Friday, October 3, 2008

On Vancian Magic

With this post, I realize I'm going into territory that some OD&D fans would consider heresy, but it's something that I feel needs to be explored. I want to examine the whys and wherefores of Vancian magic, and how it appeared in OD&D and how it came to be used.

To be clear: the magic system was not necessarily "intuitively" Vancian in the 1974 rules. The Magic-User and Cleric classes had a number of spells per day determined by level, and that was about it. With subsequent clarifications, it was made clearly and determinedly based on the ideas in Jack Vance's Dying Earth stories, where spells were "memorized" and stored for later use. Elements of other fantasy were also added, with verbal, somatic and material components making spells slightly different from a strict Vancian take. For purposes of paperwork and record keeping, it's a very workable solution with a sound basis in the source literature, and was used in every edition of AD&D and D&D up until the 4th edition, when it was done away with.
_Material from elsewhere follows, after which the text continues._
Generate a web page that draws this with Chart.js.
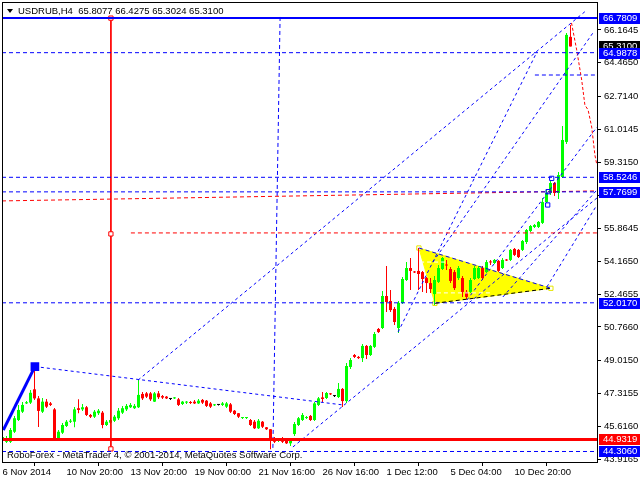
<!DOCTYPE html>
<html>
<head>
<meta charset="utf-8">
<style>
  html, body { margin: 0; padding: 0; background: #fff; }
  canvas { display: block; }
</style>
<script src="https://cdn.jsdelivr.net/npm/chart.js@4.4.1/dist/chart.umd.min.js"></script>
</head>
<body>
<canvas id="chart" width="640" height="480"></canvas>
<script>
const symbolTitle = "USDRUB,H4  65.8077 66.4275 65.3024 65.3100";
const copyright = "RoboForex - MetaTrader 4, \u00a9 2001-2014, MetaQuotes Software Corp.";

// time axis: bar index of each label
const timeLabels = ["6 Nov 2014", "10 Nov 20:00", "13 Nov 20:00", "19 Nov 00:00", "21 Nov 16:00",
    "26 Nov 16:00", "1 Dec 12:00", "5 Dec 04:00", "10 Dec 20:00"];
const timeLabelBars = [0, 16, 32, 48, 64, 80, 96, 112, 128];
const barRange = [-0.125, 148.625];

const priceTicks = [66.1645, 64.4650, 62.7140, 61.0145, 59.3150, 57.5655, 55.8645, 54.1650,
    52.4655, 50.7660, 49.0150, 47.3155, 45.6160, 43.9165];
const priceRange = [43.761, 67.616];

// H4 candles
const opens = [
    44.90, 44.81, 44.81, 45.33, 45.94, 46.37, 46.80, 46.84, 47.53, 47.06,
    46.37, 46.89, 46.80, 46.49, 44.99, 45.28, 45.63, 45.85, 45.85, 46.55,
    46.49, 46.60, 46.20, 46.11, 46.29, 46.32, 45.68, 45.80, 45.90, 46.03,
    46.32, 46.49, 46.60, 46.55, 46.60, 47.29, 47.32, 47.32, 46.89, 47.32,
    47.18, 47.15, 47.03, 47.06, 47.01, 46.77, 46.84, 46.86, 46.89, 46.80,
    46.98, 46.94, 46.80, 46.70, 46.72, 46.72, 46.63, 46.75, 46.42, 46.29,
    46.04, 46.04, 45.94, 45.85, 45.51, 45.85, 45.56, 45.46, 44.99, 44.87,
    44.99, 44.90, 44.73, 45.21, 45.68, 45.94, 46.04, 46.15, 45.94, 46.72,
    47.11, 47.08, 47.30, 47.18, 47.13, 47.55, 46.92, 48.69, 49.31, 49.21,
    49.15, 49.78, 49.31, 49.73, 50.66, 50.71, 52.37, 52.11, 51.70, 50.71,
    52.01, 53.20, 53.82, 53.61, 53.67, 53.61, 53.30, 53.04, 52.47, 53.10,
    53.77, 53.98, 53.77, 53.61, 53.30, 53.30, 52.58, 52.58, 53.25, 53.30,
    53.82, 53.61, 54.13, 54.08, 54.19, 53.82, 54.24, 54.24, 54.81, 54.76,
    54.76, 55.17, 55.74, 55.95, 55.95, 56.16, 57.24, 57.71, 58.23, 57.71,
    58.54, 60.36, 65.8077
];
const highs = [
    45.11, 45.11, 45.52, 46.15, 46.72, 46.87, 46.92, 47.49, 48.71, 47.18,
    47.08, 47.03, 46.87, 46.56, 45.42, 45.78, 45.94, 45.99, 46.61, 47.01,
    46.77, 46.67, 46.25, 46.46, 46.51, 46.41, 45.94, 46.04, 46.20, 46.56,
    46.67, 46.77, 46.82, 46.77, 48.01, 47.39, 47.39, 47.39, 47.39, 47.44,
    47.24, 47.18, 47.08, 47.13, 47.08, 46.92, 46.92, 46.92, 46.98, 47.03,
    47.03, 46.98, 46.87, 46.77, 46.74, 46.87, 46.87, 46.82, 46.46, 46.30,
    46.09, 46.09, 45.99, 45.94, 45.99, 45.89, 45.58, 45.47, 45.06, 45.01,
    45.06, 44.95, 45.01, 45.84, 46.09, 46.30, 46.15, 46.20, 46.87, 47.13,
    47.39, 47.39, 47.34, 47.24, 47.86, 47.60, 48.90, 49.15, 49.36, 49.26,
    49.88, 49.83, 49.83, 50.50, 50.71, 52.63, 53.93, 52.68, 51.80, 52.11,
    53.35, 54.13, 54.34, 53.67, 54.86, 53.67, 53.35, 53.30, 53.41, 53.98,
    54.39, 54.24, 53.87, 53.72, 53.93, 53.41, 52.68, 53.30, 53.93, 53.93,
    53.93, 54.24, 54.24, 54.29, 54.24, 54.34, 54.29, 54.81, 54.86, 54.81,
    55.27, 55.85, 56.05, 56.10, 56.26, 57.45, 57.87, 58.39, 58.28, 58.80,
    61.19, 66.01, 66.4275
];
const lows = [
    44.80, 44.75, 44.75, 45.27, 45.89, 46.30, 46.77, 46.77, 46.98, 45.58,
    46.30, 46.56, 46.67, 44.90, 44.90, 45.21, 45.58, 45.78, 45.56, 46.29,
    46.41, 46.15, 46.04, 46.04, 46.20, 45.51, 45.63, 45.73, 45.84, 45.94,
    46.25, 46.41, 46.56, 46.51, 46.56, 46.98, 47.08, 46.92, 46.87, 47.03,
    47.03, 47.03, 46.98, 47.03, 46.67, 46.72, 46.77, 46.77, 46.77, 46.77,
    46.77, 46.61, 46.56, 46.67, 46.69, 46.67, 46.56, 46.30, 46.20, 46.04,
    45.99, 45.99, 45.63, 45.47, 45.47, 45.52, 45.42, 44.42, 44.75, 44.80,
    44.75, 44.69, 44.59, 45.11, 45.63, 45.89, 45.99, 45.89, 45.89, 46.67,
    46.87, 47.03, 47.24, 47.13, 47.08, 46.61, 46.82, 48.58, 49.15, 49.10,
    48.95, 49.10, 49.26, 49.67, 50.45, 50.66, 51.54, 51.54, 50.87, 50.45,
    51.96, 53.15, 52.68, 53.56, 52.68, 52.58, 52.53, 52.53, 51.90, 53.04,
    53.72, 53.72, 53.04, 52.68, 53.20, 52.32, 52.21, 52.53, 53.20, 53.25,
    53.20, 53.56, 53.98, 54.03, 53.61, 53.77, 54.19, 54.19, 54.44, 54.34,
    54.70, 55.07, 55.69, 55.90, 55.90, 56.10, 57.19, 57.61, 57.56, 57.40,
    58.49, 60.25, 65.3024
];
const closes = [
    45.06, 45.00, 45.42, 46.03, 46.46, 46.72, 46.86, 47.35, 47.06, 46.41,
    46.89, 46.63, 46.72, 44.99, 45.33, 45.68, 45.85, 45.90, 46.49, 46.46,
    46.60, 46.20, 46.11, 46.37, 46.42, 45.68, 45.85, 45.94, 46.11, 46.42,
    46.55, 46.67, 46.72, 46.67, 47.24, 47.06, 47.15, 47.01, 47.32, 47.12,
    47.10, 47.06, 47.03, 47.08, 46.72, 46.89, 46.87, 46.82, 46.80, 46.94,
    46.84, 46.67, 46.63, 46.72, 46.72, 46.80, 46.80, 46.37, 46.25, 46.11,
    46.08, 46.08, 45.68, 45.51, 45.90, 45.59, 45.46, 44.90, 44.81, 44.94,
    44.81, 44.73, 44.90, 45.73, 46.03, 46.20, 46.09, 45.94, 46.80, 47.06,
    47.03, 47.34, 47.27, 47.18, 47.55, 46.92, 48.74, 49.05, 49.21, 49.15,
    49.78, 49.31, 49.78, 50.40, 50.50, 52.37, 52.06, 51.64, 51.02, 52.01,
    53.25, 53.82, 53.67, 53.59, 53.51, 53.25, 53.04, 52.73, 53.20, 53.82,
    54.34, 53.95, 53.15, 52.78, 53.82, 52.58, 52.32, 53.20, 53.82, 53.82,
    53.30, 54.13, 54.11, 54.24, 53.67, 54.24, 54.21, 54.76, 54.50, 54.39,
    55.22, 55.79, 56.00, 56.05, 56.21, 57.24, 57.71, 58.23, 57.71, 58.64,
    60.46, 65.91, 65.3100
];

// horizontal levels
const topLevel = 66.7809;
const blueLevels = [64.9878, 58.5246, 57.7699, 52.0170, 44.3060];
const redLevel = 44.9319;
const shortBlueLevel = [[133.1, 63.83], [148.625, 63.83]];
const shortRedLevel = [[32.1, 55.64], [148.625, 55.64]];
const slopedRed = [[-0.125, 57.30], [148.625, 57.82]];

// trend lines as [bar, price]
const impulse = [[0.2, 45.42], [8.1, 48.71]];
const upperFan = [[8.1, 48.71], [85.1, 46.72]];
const trendA = [[33.9, 48.01], [146.1, 67.20]];
const trendB = [[72.6, 44.54], [148.6, 57.45]];
const trendC = [[98.9, 50.50], [133.6, 65.02]];
const trendD = [[107.6, 54.13], [147.6, 66.01]];
const trendE = [[116.1, 52.16], [148.6, 61.13]];
const trendF = [[125.1, 52.32], [148.6, 57.87]];
const trendG = [[136.1, 52.84], [148.6, 57.09]];
const blueVertical = [[69.4, 66.84], [67.6, 44.49]];
const redVertical = [[27.1, 66.78], [27.1, 55.59], [27.1, 44.44]];
const forecast = [[142.25, 66.53], [143.55, 65.13], [144.8, 63.57], [145.6, 62.27],
    [146.4, 62.02], [147.3, 61.13], [148.1, 59.68], [148.6, 59.16]];
const triangle = [[104.1, 54.86], [108.1, 51.99], [137.1, 52.77], [104.1, 54.86]];
const triangleMarks = [[104.4, 54.13], [111.1, 54.13], [108.6, 52.53], [122.6, 52.53]];
const blueMarks = [[137.3, 58.47], [136.4, 57.78], [136.3, 57.09]];

const priceTags = [65.3100, 66.7809, 64.9878, 58.5246, 57.7699, 52.0170, 44.9319, 44.3060];
const tagColors = ["#000000", "#0000ff", "#0000ff", "#0000ff", "#0000ff", "#0000ff", "#ff0000", "#0000ff"];

const FONT = "'Liberation Sans', Arial, sans-serif";
const GREEN = "#00ff00", RED = "#ff0000", BLUE = "#0000ff";

const candleColors = opens.map((o, i) => closes[i] > o ? GREEN : (closes[i] < o ? RED : "#000000"));
const pts = arr => arr.map(p => ({ x: p[0], y: p[1] }));

function line(points, color, extra) {
    return Object.assign({
        type: "line",
        data: pts(points),
        borderColor: color,
        borderWidth: 1,
        borderDash: [3, 3],
        pointRadius: 0,
        fill: false,
        tension: 0,
        order: 1
    }, extra || {});
}

const datasets = [
    // yellow triangle behind everything
    line(triangle, "#ffff00", { fill: "shape", backgroundColor: "#ffff00", borderDash: [], order: 20,
        pointRadius: [3, 3, 3, 0], pointStyle: "rect", pointBackgroundColor: "#ffffff", pointBorderColor: "#e6e600" }),
    {
        type: "bar",
        data: highs.map((h, i) => ({ x: i, y: [lows[i], h] })),
        backgroundColor: candleColors,
        barThickness: 1,
        grouped: false,
        borderWidth: 0,
        inflateAmount: 0,
        order: 10
    },
    {
        type: "bar",
        data: opens.map((o, i) => ({ x: i, y: [o, closes[i]] })),
        backgroundColor: candleColors,
        barThickness: 3,
        minBarLength: 1,
        grouped: false,
        borderWidth: 0,
        inflateAmount: 0,
        order: 9
    },
    line([triangle[0], triangle[2]], BLUE, { borderDash: [4, 3] }),
    line([triangle[1], triangle[2]], "#000000", { borderDash: [4, 3] }),
    line(triangleMarks.slice(0, 2), "#ffffff", { borderDash: [4, 3] }),
    line(triangleMarks.slice(2, 4), "#ffffff", { borderDash: [4, 3] }),
    line([[barRange[0], topLevel], [barRange[1], topLevel]], BLUE, { borderDash: [], borderWidth: 2 }),
    line([[barRange[0], redLevel], [barRange[1], redLevel]], RED, { borderDash: [], borderWidth: 3 })
];

blueLevels.forEach(v => datasets.push(line([[barRange[0], v], [barRange[1], v]], BLUE, { borderDash: [4, 3] })));
datasets.push(
    line(shortBlueLevel, BLUE, { borderDash: [4, 3] }),
    line(shortRedLevel, RED, { borderDash: [4, 3] }),
    line(slopedRed, RED, { borderDash: [4, 3] }),
    line(impulse, BLUE, { borderDash: [], borderWidth: 3, pointRadius: [0, 4], pointStyle: "rect",
        pointBackgroundColor: BLUE, pointBorderColor: BLUE }),
    line(upperFan, BLUE),
    line(trendA, BLUE),
    line(trendB, BLUE),
    line(trendC, BLUE),
    line(trendD, BLUE),
    line(trendE, BLUE),
    line(trendF, BLUE),
    line(trendG, BLUE),
    line(blueVertical, BLUE, { borderDash: [4, 3] }),
    line(redVertical, RED, { borderDash: [], pointRadius: 3, pointStyle: "rect",
        pointBackgroundColor: "#ffffff", pointBorderColor: RED }),
    line(forecast, RED, { borderDash: [3, 2] }),
    line(blueMarks, "rgba(0,0,0,0)", { pointRadius: 3, pointStyle: "rect",
        pointBackgroundColor: "rgba(0,0,0,0)", pointBorderColor: BLUE })
);

const mt4Decor = {
    id: "mt4Decor",
    afterDraw(chart) {
        const { ctx, chartArea: a, scales: { y } } = chart;
        ctx.save();
        ctx.strokeStyle = "#000";
        ctx.lineWidth = 1;
        ctx.strokeRect(a.left + 0.5, a.top + 0.5, a.right - a.left, a.bottom - a.top);

        ctx.font = "9.5px " + FONT;
        ctx.textBaseline = "middle";
        ctx.fillStyle = "#000";
        ctx.fillText(symbolTitle, 18, 11);
        ctx.fillText(copyright, 7, 455);
        ctx.beginPath();
        ctx.moveTo(7, 9); ctx.lineTo(13, 9); ctx.lineTo(10, 13); ctx.closePath();
        ctx.fill();

        priceTags.forEach((v, k) => {
            const py = Math.round(y.getPixelForValue(v));
            ctx.fillStyle = tagColors[k];
            ctx.fillRect(599, py - 5, 41, 11);
            ctx.fillStyle = "#fff";
            ctx.fillText(v.toFixed(4), 603, py + 0.5);
        });
        ctx.restore();
    }
};

new Chart(document.getElementById("chart"), {
    type: "bar",
    data: { datasets: datasets },
    options: {
        responsive: false,
        animation: false,
        devicePixelRatio: 1,
        layout: { autoPadding: false, padding: { left: 2, top: 2, right: 0, bottom: 0 } },
        plugins: { legend: { display: false }, tooltip: { enabled: false } },
        scales: {
            x: {
                type: "linear",
                min: barRange[0],
                max: barRange[1],
                offset: false,
                border: { display: false },
                grid: { drawOnChartArea: false, drawTicks: true, tickLength: 4, color: "#000" },
                afterBuildTicks: s => { s.ticks = timeLabelBars.map(v => ({ value: v })); },
                afterFit: s => { s.height = 18; s.paddingLeft = 0; s.paddingRight = 0; },
                ticks: {
                    autoSkip: false,
                    maxRotation: 0,
                    align: "start",
                    padding: 1,
                    color: "#000",
                    font: { family: FONT, size: 9.5 },
                    callback: (v, i) => timeLabels[i]
                }
            },
            y: {
                type: "linear",
                position: "right",
                min: priceRange[0],
                max: priceRange[1],
                border: { display: false },
                grid: { drawOnChartArea: false, drawTicks: true, tickLength: 4, color: "#000" },
                afterBuildTicks: s => { s.ticks = priceTicks.map(v => ({ value: v })); },
                afterFit: s => { s.width = 43; s.paddingTop = 0; s.paddingBottom = 0; },
                ticks: {
                    autoSkip: false,
                    padding: 3,
                    color: "#000",
                    font: { family: FONT, size: 9.5 },
                    callback: v => v.toFixed(4)
                }
            }
        }
    },
    plugins: [mt4Decor]
});
</script>
</body>
</html>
That is, in the published rules. Unofficially, the Vancian magic system was never all that popular. Early issues of Alarums & Excursions reveal that the magic system was considered seriously flawed and referees were reworking it from the very early days. Entire game systems developed around alterations, mainly, to the combat and magic rules from OD&D. But Gygax soldiered on with Vancian magic and it became a staple of the game from that point onward. I would think that an AD&D campaign without Vancian magic would be sort of like a Call of Cthulhu campaign without SAN — it's possible, but would be missing the point a bit.

However, one of the things I intend to emphasize in this blog is the idea that OD&D isn't AD&D, and that what is right for one is not necessarily right for the other. The magic rules in OD&D are simply a sketch of the fleshed-out system in AD&D, and I think they ought to prove vital and legitimate ground for tinkering. One of the things I will be looking at in coming posts is old-school approaches to magic, which actually are quite plentiful in print — there is a mana point system sketched in Arduin, discussion in A&E, and the systems of Chivalry & Sorcery and Tunnels & Trolls that I intend to look at for ideas, and adaptation into something of a cohesive alternate system.

The reason for this is not that I'm not happy with Vancian magic as such. As I said, I think it's a quintessential part of AD&D. The reason I'm interested in exploring alternative magic systems is tied into a particular vision of OD&D that I think is perfectly valid, one that looks outside of the AD&D / Gygaxian tradition for solutions to rules questions. I do believe, strongly, that OD&D is not AD&D lite, or with fewer of the specific rules and a trim; what attracts me is the idea that it's possible to build a D&D as one sees fit. The reality is that, when OD&D was at its newest, magic was not bound to any single interpretation but open to wild interpretation and creation. I think the old school renaissance needs to embrace this spirit if it is going to thrive.